9. Davalı şirket, karara karşı istinaf kanun yoluna başvurmuştur. Bölge Adliye Mahkemesi; ilk derece mahkemesi kararının daha önce Yargıtay incelemesinden geçtiğini, bu nedenle ancak temyiz kanun yoluna başvurulabileceğini belirterek dosyanın Yargıtaya gönderilmesi için geri çevrilmesine karar vermiştir. Yargıtay 22. Hukuk Dairesi ise yapmış olduğu inceleme sonucunda ilk derece mahkemesi kararının bozularak ortadan kaldırılmasına ve davanın reddine 21/1/2019 tarihinde kesin olarak karar vermiştir. Kararın gerekçesinde; başvurucuya ait Bank Asya hesap hareketlerini gösterecek şekilde hesap dökümünün dosya arasına alındığı, ilgili kayıtların incelenmesinde başvurucunun Fetullahçı Terör Örgütü/Paralel Devlet Yapılanmasının (FETÖ/PDY) finans kuruluşu olan Bank Asyaya 31/1/2014 tarihinde yüklü sayılacak miktarda (50.000 TL) para yatırdığı, bu hâlde feshin haklı olup olmadığının açılacak tazminat davasında tartışılmak üzere iş sözleşmesinin geçerli sebeple feshedildiğinin kabulü ile davanın reddine karar verilmesi gerektiği ifade edilmiştir.
10. Başvurucu; bu karara karşı verdiği karar düzeltme talepli dilekçede, banka hesabında bulunan 50.000 TL'nin mera ve özel ağaçlandırma projeleri için başlangıç sermayesi olarak yatırıldığını, 9/5/2014 tarihinde bu paranın 45.000 TL'sinin başkası adına farklı bir banka hesabına gönderildiğini, 4.763 TL'sinin ise kendi adına başka bir bankanın hesabına gönderildiğini, böylelikle hesabın boşaltıldığını ileri sürmüştür.
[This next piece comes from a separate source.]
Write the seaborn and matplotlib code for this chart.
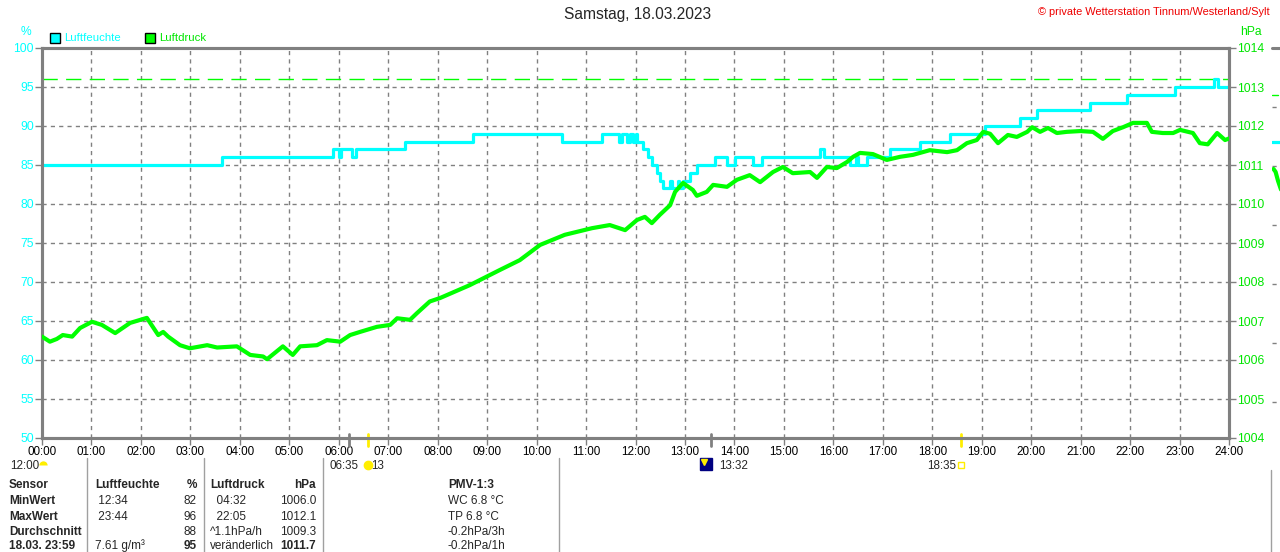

Mera ihalesinin gecikmeli olarak mayıs ayı başında yapıldığını, ihaleye başkası adına girildiğini, bu paranın da mera kirası olarak gönderildiğini ifade ederek bu hesap hareketlerine ilişkin belgelerin sunulduğunu belirtmiştir. Başvurucunun karar düzeltme talebinin 7/5/2019 tarihli kararla reddine karar verilmiştir.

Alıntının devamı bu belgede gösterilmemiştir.